Has the feted gas “supply cliff” turned into a gas supply mountain? We were told by the gas lobby there would be severe gas shortages on the east coast. We were told the moratorium on coal seam gas mining in Victoria had to be lifted, CSG projects at Gloucester and Narrabri had to be ramped up with the utmost urgency.
Amid the fear campaign, regulators whacked through 17 per cent retail price rises in NSW. In Victoria, where gas heating is a bigger deal, and prices have risen 6 per cent so far, we were treated to this sort of press: “Victorians’ gas bills will skyrocket by hundreds of dollars over the next few years and low-income earners will be the worst affected, according to a report from a consumer utilities body”.
Last Thursday however, with little fanfare, AGL told the Australian Securities Exchange it had entered into a gas supply agreement with Esso and BHP to purchase up to 198 petajoules (PJ) of natural gas from Bass Strait over three years.
This deal, said the release, would enable AGL to “secure competitively priced gas supply until 2020 for our 1.5 million residential and small business gas customers”.
There is even enough for them to pipe up to 50PJ to Queensland to be turned into LNG and shipped off to Asia.
“This whole shortage thing was a total beat-up,” says analyst Bruce Robertson. “It didn’t exist.
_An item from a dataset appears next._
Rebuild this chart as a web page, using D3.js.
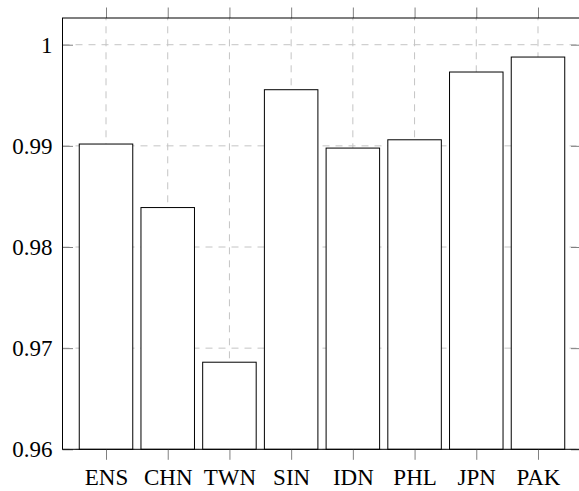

At any time they could have gone and done this deal with BHP and Esso. The gas has always been there.
AGL has done rather nicely out of all this. In June 2011, it had resold one of its supply contracts to QCLNG. The contract was for three years; 54PJ – 74PJ “at an attractive oil-linked price”.
As Robertson said in his submission to the NSW gas inquiry earlier this year, “I do not in any shape or form condemn a corporation for making a profit. It is however hypocritical to claim a domestic shortage when you are busy selling contracts that you possess that would solve that very same shortage.”
The east coast has always been supplied by Bass Strait and the Cooper Basin, despite bizarre warnings that gas might have to be “imported” if unpopular CSG projects were not advanced. “Imports” are traditionally things that pertain to trade between nations, not things sent down a pipeline between states.
It is high time competition regulators turned their gaze on the gas cartel. Robertson, in a submission to the NSW gas inquiry, argues the gas cartel is colluding and fixing the prices far too highly.
Further, there is zero visibility on gas reserves as the producers don’t tell anybody how much gas they have. Neither do the suppliers disclose their LNG contracts. Yet in the face of trenchant opposition from rural communities who rightly argue the science is still out on fracking and the risks to productive farmland are too great, producers persist with their marginal, high-cost CSG projects.
As for price, the evidence of collusion is that producers can enter into “joint marketing arrangements” while proffering no proof as to the alleged shortage.
In India, the domestic price is regulated and is currently set at $US4.66/mmbtu (equivalent to a gigajoule) based on a world price for gas. Recent price movements on the subcontinent have been down, not up as they have been in Australia.
The Australian Energy Market Operator conducts a spot market. Presently, spot prices are depressed as gas production ramps up ahead of LNG exports.
The price for gas delivered into the Sydney market is $3.49/GJ, while they are virtually giving gas away in Brisbane at $0.52/GJ. The Henry Hub (a proxy for gas in the US) price is $US2.63/mmbtu. Gas has traded below $US3.32 all this year.
In Australia, the gas cartel is withholding supply to our manufactures and asking them to pay $7.50-$10/GJ to secure long-term contracts. Tired of suffering at the mercy of the gas cartel, and of its opaque and anecdotal market data, Manufacturing Australia has called for reforms for the east coast gas market.
This is a good thing, but it doesn’t go nearly far enough. Reforms should indeed be struck to free up markets, as Manufacturing Australia suggests. This is not a market however, it is a cartel. Free markets exhibit visibility of supply and demand. This is the terrain of competition policy.